Trump's 100-Year Bonds Contain Lots of Risks for Traders

The current low levels of interest rates means it wouldn't take much of an increase to inflict big losses.

Steven Mnuchin, U.S. Treasury secretary, has bonds he wants to sell.

Photographer: Patrick T. Fallon

As a former Goldman Sachs bond trader and hedge fund manager, U.S. Treasury Secretary Steven Mnuchin might have felt some pity for volatility-deprived traders of Treasuries. In fact, the market was in a funk until Mnuchin's comments Monday on the rising odds of the government issuing ultra-long maturity bonds smashed longer-dated debt.

Currently, the longest maturity debt issued by the government is 30-year bonds. The Treasury is now asking dealers and others involved in the market what it should consider when structuring a bond with a maturity longer than three decades, such as 50 or 100 years. There is lots of disagreement among analysts regarding the necessity and viability of such Treasury bonds. Many traders are worried they may be too illiquid and would be prone to extreme volatility given their long maturities. After all, it wouldn't take much of an increase in interest rates to inflict outsize losses on holders given the current low levels of rates. 

Those fears resonate with traders who are familiar with recent trends in primary dealer positioning. Dealers have been under severe pressure for years to cut their balance sheets and improve their capital ratios. Their participation in auctions is at historic lows, and they are showing no signs of wanting to expand market-making in a product with such narrow profit margins.
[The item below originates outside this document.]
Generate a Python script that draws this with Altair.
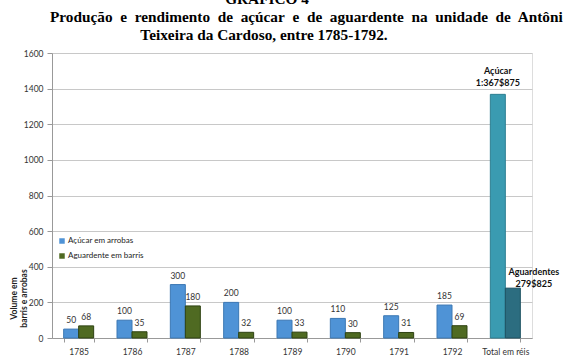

In short, traders are concerned that dealers won't have the capacity to sponsor a new bond that carries with it a higher level of volatility and potential for losses. In fact, many dealers have quietly advised the Treasury against extending the government's borrowing reach past 30 years. The extreme risks associated with trading highly volatile 50- to 100-year bonds would not favor the issuance of large sizes. That would further dampen trading volumes and work against the Treasury's goal of extending the average maturity of the government’s debt profile.

Also working against ultra-long bonds is the fact that Federal Reserve officials have started talking about reducing either later this year or in early 2018 the central bank's $4.5 trillion of balance sheet assets by ending the practice of reinvesting proceeds from maturing bonds into new securities. That is expected to have a significant impact on the less liquid longer end of the yield curve. The yield curve steepened after Mnuchin's latest comments, with the spread between 2- and 30-year Treasury yields expanding to 173 basis points from 169 basis points Friday. The fear of ultra-long issuance also drove 30-year yields back above the important 3 percent level.

No doubt there is demand for long-duration bonds among the institutional investors who manage fixed-income portfolios for pension funds and insurance companies. Their liabilities are very long-term in nature so ultra-long bonds often fit the bill. And, there is also plenty of precedent in terms of 50- or 100-year bond issuance from foreign governments and some companies. The securities, though, are often in the hands of institutions that do not trade them, limiting their liquidity. Such “trade by appointment” issues are smaller and their trading history doesn't bode well for the kind of size the Treasury would need to issue to make the shift to ultra-long bonds relevant.

In the past, the lead time for new debt products such as floating-rate notes or inflation-protected bonds has been measured in years. This White House could be working with a much shorter time frame and is seen as less likely to be influenced by resistance from dealers. While an announcement of ultra-long issuance is not seen as likely in the Treasury's quarterly refunding announcement Wednesday, there could be more direct references to the prospect in the near-term, especially as the pressure for higher debt loads to fund infrastructure and tax cuts is increasing. There's a general understanding in the bond market that the Treasury will be issuing more debt across all maturities in the near future regardless of the ultimate decision on ultra-long bonds.

For decades, bond traders were fond of saying that the tops of bond rallies were signaled when Goldman Sachs issued debt for itself. That respect for the firm's market savvy might be a warning to investors now that a former Goldman Sachs bond trader wants the government to sell 50- to 100-year bonds at historically low yields.